Vegas set for Year of the Rat

Feb 5, 2008 5:46 AM

Las Vegas casinos this week will be draped with Asian silk screens, and Chinese dragon dancers will entertain visitors in celebration of Chinese New Year, which kicks off a 15-day run on Thursday.

Chinese New Year, set by a lunar calendar and usually falling in early February, has become one of the city’s most profitable events, drawing thousands of Asian and Asian-American visitors and hundreds of millions of their dollars each year.

The Las Vegas Convention & Visitors Authority does not keep statistics on the event’s economic impact, but executives with Las Vegas Sands Inc., which owns the Venetian and Palazzo, say more money is bet during the two-week period than at any other time during the year.

MGM Mirage officials add that the first weekend of Chinese New Year is often the second-biggest betting weekend of the year, ahead of the Super Bowl and behind only the conventional New Year’s holiday.

Revenue figures from Nevada’s Gaming Control Board back up those claims. Last year, Chinese New Year helped fuel the most lucrative February in the state’s history with more than $1.05 billion in gaming revenue.

Baccarat tables — a favorite game of high-rolling Asian gamblers — raked in more than $117 million, a 47 percent increase over the previous February.

"The first quarter of the year is traditionally the strongest quarter in Las Vegas," said an executive at the Venetian. "Certainly one of the things that fuels that is the Chinese New Year celebration."

To ring in the Chinese New Year — the year of the rat — casinos drape enormous banners with New Year’s greetings in Chinese across their porte-cocheres and add tables for baccarat and pai gow poker, two games favored by Asian gamblers.

They also hold parties where managers hand invited guests red envelopes stuffed with money or special gambling chips adorned with the animal symbol of the year.

Most Chinese restaurants on the Strip stay open longer and add traditional New Year’s dishes or rename some regular ones with lucky or upbeat phrases. It is not unusual for a family to spend more than $20,000 for a Chinese New Year dinner, according to a restaurant manager at Wynn Las Vegas, which has been known to import abalone at $2,226 a pound and bird’s nests at $1,600 a pound for the festivities.

At the Bellagio, the theme of the 14,000-square-foot Conservatory is changed only five times a year, and Chinese New Year is one of those times. The current display features live tangerine trees, a 45-foot-tall pagoda, and a statue of a rat, a symbol of bounty and plenty in the Asian culture.

While the notion of traveling to Las Vegas for a major cultural event historically known as a time for family gatherings may seem sacrilegious, tour operators say the trend reflects a newfound desire among younger, upwardly mobile Asians and Asian-Americans to travel while maintaining an important tradition of the holiday — gambling.

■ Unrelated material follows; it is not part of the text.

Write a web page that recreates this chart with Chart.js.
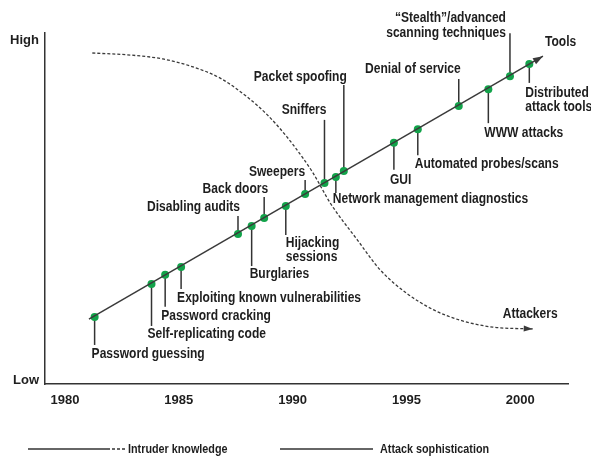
<!DOCTYPE html>
<html>
<head>
<meta charset="utf-8">
<script src="https://cdn.jsdelivr.net/npm/chart.js@4.4.0/dist/chart.umd.min.js"></script>
<style>
  html, body { margin: 0; padding: 0; background: #fff; }
</style>
</head>
<body>
<canvas id="trend" width="591" height="457"></canvas>
<script>
// ATTACK EVENTS ALONG THE TOOLS LINE
var events = [
  'Password guessing', 'Self-replicating code', 'Password cracking',
  'Exploiting known vulnerabilities', 'Disabling audits', 'Burglaries',
  'Back doors', 'Hijacking\nsessions', 'Sweepers', 'Sniffers',
  'Network management diagnostics', 'Packet spoofing', 'GUI',
  'Automated probes/scans', 'Denial of service', 'WWW attacks',
  '\u201cStealth\u201d/advanced\nscanning techniques', 'Distributed\nattack tools'
];
var eventYears = [1981.3, 1983.8, 1984.4, 1985.1, 1987.6, 1988.2, 1988.75, 1989.7, 1990.55,
  1991.4, 1991.9, 1992.25, 1994.45, 1995.5, 1997.3, 1998.6, 1999.55, 2000.4];
var eventLevels = [19.1, 28.5, 31.1, 33.3, 42.7, 45.0, 47.3, 50.7, 54.1,
  57.3, 59.0, 60.7, 68.7, 72.6, 79.2, 84.0, 87.7, 91.2];

// tools trend line (start, arrow tip)
var toolsYears = [1981.05, 2001.0];
var toolsLevels = [18.5, 93.4];

// intruder knowledge curve
var knowledgeYears = [1981.2, 1982.9, 1984.3, 1985.5, 1986.8, 1988.0, 1988.9, 1989.75, 1990.45,
  1990.9, 1991.65, 1992.85, 1993.85, 1995.0, 1996.2, 1997.35, 1998.8, 2000.55];
var knowledgeLevels = [94.3, 93.7, 92.6, 90.6, 87.2, 81.8, 76.6, 70.4, 64.4,
  60.1, 51.6, 41.0, 32.5, 25.9, 21.1, 18.2, 16.2, 15.7];

var yearTicks = [1980, 1985, 1990, 1995, 2000];
var levelTicks = [1, 98];
var levelLabels = ['Low', 'High'];

var seriesNames = ['Intruder knowledge', 'Attack sophistication'];
var endNames = ['Attackers', 'Tools'];

// label placement next to each event (pixels from the point)
var labelPlacement = [
  {lead: 28, dx: -3, dy: 37, align: 'left'},
  {lead: 42, dx: -4, dy: 50, align: 'left'},
  {lead: 32, dx: -4, dy: 41, align: 'left'},
  {lead: 22, dx: -4, dy: 31, align: 'left'},
  {lead: -18, dx: 2, dy: -27, align: 'right'},
  {lead: 40, dx: -2, dy: 48, align: 'left'},
  {lead: -21, dx: 4, dy: -29, align: 'right'},
  {lead: 29, dx: 0, dy: 37, align: 'left'},
  {lead: -14, dx: 0, dy: -22, align: 'right'},
  {lead: -63, dx: 2, dy: -73, align: 'right'},
  {lead: 16, dx: -3, dy: 22, align: 'left'},
  {lead: -86, dx: 3, dy: -94, align: 'right'},
  {lead: 27, dx: -4, dy: 37, align: 'left'},
  {lead: 26, dx: -3, dy: 35, align: 'left'},
  {lead: -27, dx: 2, dy: -37, align: 'right'},
  {lead: 34, dx: -4, dy: 44, align: 'left'},
  {lead: -43, dx: -4, dy: -58, align: 'right'},
  {lead: 19, dx: -4, dy: 29, align: 'left'}
];

var FAMILY = "'Liberation Sans', Arial, sans-serif";
var LABEL_FONT = 'bold 14px ' + FAMILY;
var LEGEND_FONT = 'bold 13px ' + FAMILY;
var NARROW = 0.86;   // squeeze to look like a condensed face
var INK = '#1e1e1e';
var LINE = '#3a3a3a';
var GREEN = '#12a34a';

function toXY(xs, ys) {
  return xs.map(function (x, i) { return {x: x, y: ys[i]}; });
}

// draw text squeezed horizontally
function narrowText(ctx, text, x, y, align, squeeze) {
  var sx = squeeze || NARROW;
  var w = ctx.measureText(text).width * sx;
  var left = align === 'right' ? x - w : (align === 'center' ? x - w / 2 : x);
  ctx.save();
  ctx.translate(left, y);
  ctx.scale(sx, 1);
  ctx.textAlign = 'left';
  ctx.fillText(text, 0, 0);
  ctx.restore();
}

function arrowHead(ctx, from, to, len, half) {
  var a = Math.atan2(to.y - from.y, to.x - from.x);
  ctx.save();
  ctx.translate(to.x, to.y);
  ctx.rotate(a);
  ctx.beginPath();
  ctx.moveTo(0, 0);
  ctx.lineTo(-len, -half);
  ctx.lineTo(-len, half);
  ctx.closePath();
  ctx.fillStyle = LINE;
  ctx.fill();
  ctx.restore();
}

var annotations = {
  id: 'annotations',
  beforeDatasetsDraw: function (chart) {
    var ctx = chart.ctx;
    var pts = chart.getDatasetMeta(2).data;
    ctx.save();
    ctx.strokeStyle = '#333';
    ctx.lineWidth = 1.5;
    pts.forEach(function (p, i) {
      var lp = labelPlacement[i];
      ctx.beginPath();
      ctx.moveTo(p.x, p.y);
      ctx.lineTo(p.x, p.y + lp.lead);
      ctx.stroke();
    });
    ctx.restore();
  },
  afterDatasetsDraw: function (chart) {
    var ctx = chart.ctx;
    var pts = chart.getDatasetMeta(2).data;
    ctx.save();
    ctx.font = LABEL_FONT;
    ctx.fillStyle = INK;
    ctx.textBaseline = 'middle';
    pts.forEach(function (p, i) {
      var lp = labelPlacement[i];
      events[i].split('\n').forEach(function (line, k) {
        narrowText(ctx, line, p.x + lp.dx, p.y + lp.dy + k * 14.5, lp.align);
      });
    });

    // arrowheads at the end of both trends
    var curve = chart.getDatasetMeta(0).data;
    var tools = chart.getDatasetMeta(1).data;
    arrowHead(ctx, curve[curve.length - 2], curve[curve.length - 1], 9, 3);
    arrowHead(ctx, tools[0], tools[tools.length - 1], 10, 3.5);

    var ce = curve[curve.length - 1];
    var te = tools[tools.length - 1];
    narrowText(ctx, endNames[0], ce.x - 30, ce.y - 15, 'left');
    narrowText(ctx, endNames[1], te.x + 2, te.y - 14, 'left');

    // legend strip at the bottom
    var ly = 449;
    ctx.strokeStyle = '#333';
    ctx.lineWidth = 1.3;
    ctx.beginPath();
    ctx.moveTo(28, ly); ctx.lineTo(107, ly);
    ctx.stroke();
    ctx.setLineDash([3, 2]);
    ctx.beginPath();
    ctx.moveTo(107, ly); ctx.lineTo(125, ly);
    ctx.stroke();
    ctx.setLineDash([]);
    ctx.beginPath();
    ctx.moveTo(280, ly); ctx.lineTo(373, ly);
    ctx.stroke();
    ctx.font = LEGEND_FONT;
    narrowText(ctx, seriesNames[0], 128, ly, 'left', 0.83);
    narrowText(ctx, seriesNames[1], 380, ly, 'left', 0.83);
    ctx.restore();
  }
};

var ctx = document.getElementById('trend').getContext('2d');
var chart = new Chart(ctx, {
  type: 'scatter',
  data: {
    datasets: [{
      label: seriesNames[0],
      data: toXY(knowledgeYears, knowledgeLevels),
      showLine: true,
      borderColor: LINE,
      borderWidth: 1.3,
      borderDash: [3, 2],
      cubicInterpolationMode: 'monotone',
      pointRadius: 0,
      clip: false
    }, {
      label: seriesNames[1],
      data: toXY(toolsYears, toolsLevels),
      showLine: true,
      borderColor: LINE,
      borderWidth: 1.5,
      pointRadius: 0,
      clip: false
    }, {
      label: 'Events',
      data: toXY(eventYears, eventLevels),
      showLine: false,
      pointRadius: 4,
      pointBackgroundColor: GREEN,
      pointBorderColor: GREEN,
      pointBorderWidth: 0,
      clip: false
    }]
  },
  options: {
    responsive: false,
    animation: false,
    events: [],
    layout: {
      padding: {top: 33, right: 23, bottom: 0, left: 0}
    },
    plugins: {
      legend: {display: false},
      tooltip: {enabled: false}
    },
    scales: {
      x: {
        type: 'linear',
        min: 1979.12,
        max: 2002.1,
        afterBuildTicks: function (axis) {
          axis.ticks = yearTicks.map(function (v) { return {value: v}; });
        },
        afterFit: function (axis) { axis.height = 73; },
        grid: {display: false, drawTicks: false},
        border: {display: true, color: '#333', width: 1.5},
        ticks: {
          padding: 9,
          color: INK,
          font: {family: FAMILY, size: 13, weight: 'bold'},
          callback: function (v) { return String(v); }
        }
      },
      y: {
        type: 'linear',
        min: 0,
        max: 100,
        afterBuildTicks: function (axis) {
          axis.ticks = levelTicks.map(function (v) { return {value: v}; });
        },
        afterFit: function (axis) { axis.width = 45; },
        grid: {display: false, drawTicks: false},
        border: {display: true, color: '#333', width: 1.5},
        ticks: {
          padding: 6,
          color: INK,
          font: {family: FAMILY, size: 13, weight: 'bold'},
          callback: function (v) { return levelLabels[levelTicks.indexOf(v)]; }
        }
      }
    }
  },
  plugins: [annotations]
});
</script>
</body>
</html>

Indeed, the celebration draws the casinos’ biggest players. Table limits are often raised to five- and six-figures, while deposits and credit lines run into the millions of dollars.

For some of the biggest gamblers, chartered jumbo jets, personal limousines, 5,000-square-foot suites and 24-hour butlers are part of their invitation-only packages.

But the Chinese New Year celebration isn’t restricted to high-stakes gamblers. Casinos such as Palace Station, which has a solid base of Asian gamblers, will celebrate with Chinese-themed entertainment and tableside dining in "Pit 8," its popular Asian table games area.

"We want to give our current and new Pit 8 guests an authentic Asian cultural experience when they come to Palace Station," said Pat Kearns, Palace Station’s senior vice president of operations. "Chinese New Year is a great time to spotlight what we have done at Palace Station to cater to our Asian table games guests."

Traditional dragon dancers will entertain at Palace Station on Saturday beginning at 6:15 p.m. The dancers will perform throughout the casino floor and finish in Sound Trax, a showroom and lounge, where they will perform a two-hour show.

Guests will also enjoy traditional Chinese New Year cuisine in the restaurants, as well as tableside in Pit 8. The tableside menu is available from 6 p.m. to midnight to all qualified Boarding Pass members.

Travel industry statistics reveal that 90 percent of all Chinese visitors to the United States spend some part of their trip in Nevada. Last year, that figure was about half a million travelers, and experts estimate the numbers increase 25 percent to 30 percent a year.

Casino executives believe the numbers will add up to an even more profitable Chinese New Year in 2008.

It certainly doesn’t hurt that "8" is the luckiest of numbers in Chinese culture, equivalent to lucky "7" in America.